## Begin DATASET EXCERPT

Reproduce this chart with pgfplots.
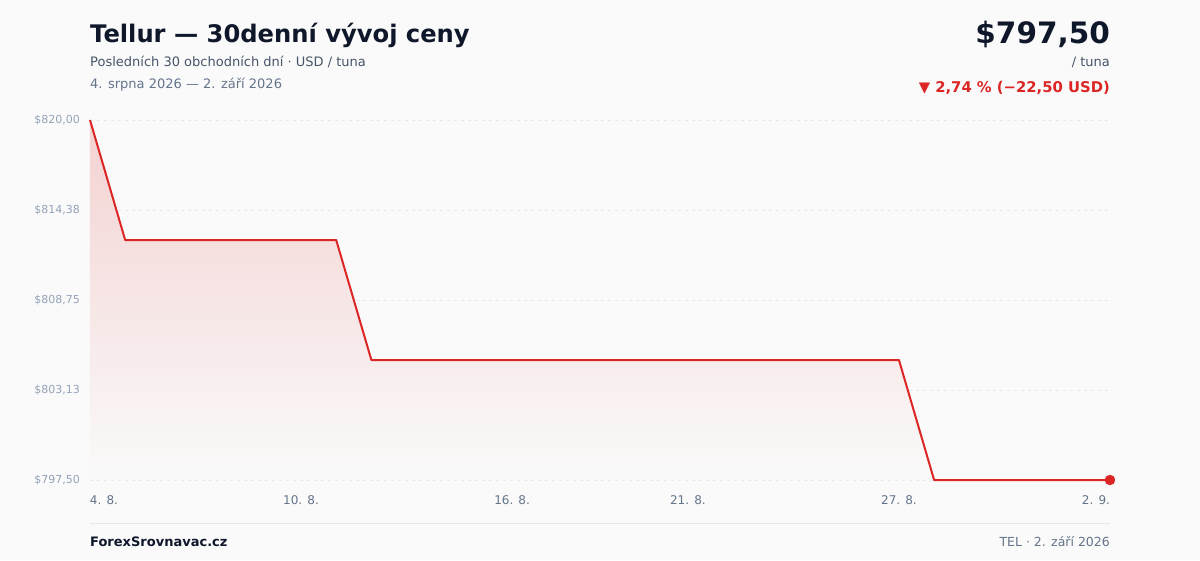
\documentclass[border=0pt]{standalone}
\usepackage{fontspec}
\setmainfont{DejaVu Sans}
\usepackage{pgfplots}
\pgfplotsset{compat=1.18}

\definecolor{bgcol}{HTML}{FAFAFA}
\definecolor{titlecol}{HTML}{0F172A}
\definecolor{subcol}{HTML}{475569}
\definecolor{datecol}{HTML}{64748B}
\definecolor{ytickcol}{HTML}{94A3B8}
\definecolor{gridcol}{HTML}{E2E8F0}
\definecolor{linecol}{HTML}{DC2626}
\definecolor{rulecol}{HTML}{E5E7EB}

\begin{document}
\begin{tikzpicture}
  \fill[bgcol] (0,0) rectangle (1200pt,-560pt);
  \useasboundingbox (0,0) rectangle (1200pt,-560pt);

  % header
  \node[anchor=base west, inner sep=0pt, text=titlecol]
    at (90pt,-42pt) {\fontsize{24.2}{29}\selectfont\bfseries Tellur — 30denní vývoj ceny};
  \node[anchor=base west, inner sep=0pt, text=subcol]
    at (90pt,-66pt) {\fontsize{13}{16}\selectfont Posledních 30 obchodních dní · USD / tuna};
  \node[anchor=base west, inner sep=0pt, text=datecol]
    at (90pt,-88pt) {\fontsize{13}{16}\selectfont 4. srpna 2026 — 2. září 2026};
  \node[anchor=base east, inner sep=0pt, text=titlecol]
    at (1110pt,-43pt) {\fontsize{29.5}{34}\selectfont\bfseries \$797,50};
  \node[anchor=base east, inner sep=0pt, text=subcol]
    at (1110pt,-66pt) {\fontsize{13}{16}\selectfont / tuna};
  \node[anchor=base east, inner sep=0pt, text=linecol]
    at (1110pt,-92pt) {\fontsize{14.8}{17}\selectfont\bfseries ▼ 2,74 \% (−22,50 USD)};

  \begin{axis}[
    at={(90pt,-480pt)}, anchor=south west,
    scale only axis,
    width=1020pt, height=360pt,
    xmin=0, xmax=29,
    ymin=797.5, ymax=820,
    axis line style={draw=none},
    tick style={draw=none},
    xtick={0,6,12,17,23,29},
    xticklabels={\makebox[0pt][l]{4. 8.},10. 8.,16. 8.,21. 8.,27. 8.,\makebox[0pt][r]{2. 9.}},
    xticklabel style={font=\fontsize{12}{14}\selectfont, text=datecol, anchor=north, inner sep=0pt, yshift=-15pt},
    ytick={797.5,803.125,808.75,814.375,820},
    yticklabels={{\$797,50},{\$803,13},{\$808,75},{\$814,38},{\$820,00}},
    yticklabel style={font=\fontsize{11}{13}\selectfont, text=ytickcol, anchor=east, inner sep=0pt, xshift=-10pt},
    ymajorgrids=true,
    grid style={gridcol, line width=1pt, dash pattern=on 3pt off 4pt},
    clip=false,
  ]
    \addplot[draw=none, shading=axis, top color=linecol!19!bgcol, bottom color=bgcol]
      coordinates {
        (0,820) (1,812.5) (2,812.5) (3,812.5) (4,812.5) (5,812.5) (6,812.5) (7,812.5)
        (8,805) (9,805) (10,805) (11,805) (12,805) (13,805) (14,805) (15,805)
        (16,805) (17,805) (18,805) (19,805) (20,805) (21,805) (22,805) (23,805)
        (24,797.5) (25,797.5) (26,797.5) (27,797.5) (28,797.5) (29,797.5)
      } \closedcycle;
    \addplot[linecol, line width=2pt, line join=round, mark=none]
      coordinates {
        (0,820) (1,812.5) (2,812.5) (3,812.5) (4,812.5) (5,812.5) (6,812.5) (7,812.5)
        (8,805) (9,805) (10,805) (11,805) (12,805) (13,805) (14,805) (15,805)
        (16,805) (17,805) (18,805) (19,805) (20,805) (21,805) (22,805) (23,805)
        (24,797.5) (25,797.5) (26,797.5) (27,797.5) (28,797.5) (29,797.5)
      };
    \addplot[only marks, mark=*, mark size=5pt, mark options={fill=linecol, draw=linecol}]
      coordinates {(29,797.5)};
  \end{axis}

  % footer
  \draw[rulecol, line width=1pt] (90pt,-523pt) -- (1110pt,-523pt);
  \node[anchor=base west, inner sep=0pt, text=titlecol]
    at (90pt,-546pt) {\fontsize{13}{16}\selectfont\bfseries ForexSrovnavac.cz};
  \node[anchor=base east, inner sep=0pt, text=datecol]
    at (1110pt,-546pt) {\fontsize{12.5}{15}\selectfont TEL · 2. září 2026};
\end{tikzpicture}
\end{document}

## End DATASET EXCERPT

→ **EXERCISE GOAL**
Copy the material above exactly and drop the pictures.

→ **OUTPUT OF THE EXERCISE**
Reproduce this chart with pgfplots.
\documentclass[border=0pt]{standalone}
\usepackage{fontspec}
\setmainfont{DejaVu Sans}
\usepackage{pgfplots}
\pgfplotsset{compat=1.18}

\definecolor{bgcol}{HTML}{FAFAFA}
\definecolor{titlecol}{HTML}{0F172A}
\definecolor{subcol}{HTML}{475569}
\definecolor{datecol}{HTML}{64748B}
\definecolor{ytickcol}{HTML}{94A3B8}
\definecolor{gridcol}{HTML}{E2E8F0}
\definecolor{linecol}{HTML}{DC2626}
\definecolor{rulecol}{HTML}{E5E7EB}

\begin{document}
\begin{tikzpicture}
  \fill[bgcol] (0,0) rectangle (1200pt,-560pt);
  \useasboundingbox (0,0) rectangle (1200pt,-560pt);

  % header
  \node[anchor=base west, inner sep=0pt, text=titlecol]
    at (90pt,-42pt) {\fontsize{24.2}{29}\selectfont\bfseries Tellur — 30denní vývoj ceny};
  \node[anchor=base west, inner sep=0pt, text=subcol]
    at (90pt,-66pt) {\fontsize{13}{16}\selectfont Posledních 30 obchodních dní · USD / tuna};
  \node[anchor=base west, inner sep=0pt, text=datecol]
    at (90pt,-88pt) {\fontsize{13}{16}\selectfont 4. srpna 2026 — 2. září 2026};
  \node[anchor=base east, inner sep=0pt, text=titlecol]
    at (1110pt,-43pt) {\fontsize{29.5}{34}\selectfont\bfseries \$797,50};
  \node[anchor=base east, inner sep=0pt, text=subcol]
    at (1110pt,-66pt) {\fontsize{13}{16}\selectfont / tuna};
  \node[anchor=base east, inner sep=0pt, text=linecol]
    at (1110pt,-92pt) {\fontsize{14.8}{17}\selectfont\bfseries ▼ 2,74 \% (−22,50 USD)};

  \begin{axis}[
    at={(90pt,-480pt)}, anchor=south west,
    scale only axis,
    width=1020pt, height=360pt,
    xmin=0, xmax=29,
    ymin=797.5, ymax=820,
    axis line style={draw=none},
    tick style={draw=none},
    xtick={0,6,12,17,23,29},
    xticklabels={\makebox[0pt][l]{4. 8.},10. 8.,16. 8.,21. 8.,27. 8.,\makebox[0pt][r]{2. 9.}},
    xticklabel style={font=\fontsize{12}{14}\selectfont, text=datecol, anchor=north, inner sep=0pt, yshift=-15pt},
    ytick={797.5,803.125,808.75,814.375,820},
    yticklabels={{\$797,50},{\$803,13},{\$808,75},{\$814,38},{\$820,00}},
    yticklabel style={font=\fontsize{11}{13}\selectfont, text=ytickcol, anchor=east, inner sep=0pt, xshift=-10pt},
    ymajorgrids=true,
    grid style={gridcol, line width=1pt, dash pattern=on 3pt off 4pt},
    clip=false,
  ]
    \addplot[draw=none, shading=axis, top color=linecol!19!bgcol, bottom color=bgcol]
      coordinates {
        (0,820) (1,812.5) (2,812.5) (3,812.5) (4,812.5) (5,812.5) (6,812.5) (7,812.5)
        (8,805) (9,805) (10,805) (11,805) (12,805) (13,805) (14,805) (15,805)
        (16,805) (17,805) (18,805) (19,805) (20,805) (21,805) (22,805) (23,805)
        (24,797.5) (25,797.5) (26,797.5) (27,797.5) (28,797.5) (29,797.5)
      } \closedcycle;
    \addplot[linecol, line width=2pt, line join=round, mark=none]
      coordinates {
        (0,820) (1,812.5) (2,812.5) (3,812.5) (4,812.5) (5,812.5) (6,812.5) (7,812.5)
        (8,805) (9,805) (10,805) (11,805) (12,805) (13,805) (14,805) (15,805)
        (16,805) (17,805) (18,805) (19,805) (20,805) (21,805) (22,805) (23,805)
        (24,797.5) (25,797.5) (26,797.5) (27,797.5) (28,797.5) (29,797.5)
      };
    \addplot[only marks, mark=*, mark size=5pt, mark options={fill=linecol, draw=linecol}]
      coordinates {(29,797.5)};
  \end{axis}

  % footer
  \draw[rulecol, line width=1pt] (90pt,-523pt) -- (1110pt,-523pt);
  \node[anchor=base west, inner sep=0pt, text=titlecol]
    at (90pt,-546pt) {\fontsize{13}{16}\selectfont\bfseries ForexSrovnavac.cz};
  \node[anchor=base east, inner sep=0pt, text=datecol]
    at (1110pt,-546pt) {\fontsize{12.5}{15}\selectfont TEL · 2. září 2026};
\end{tikzpicture}
\end{document}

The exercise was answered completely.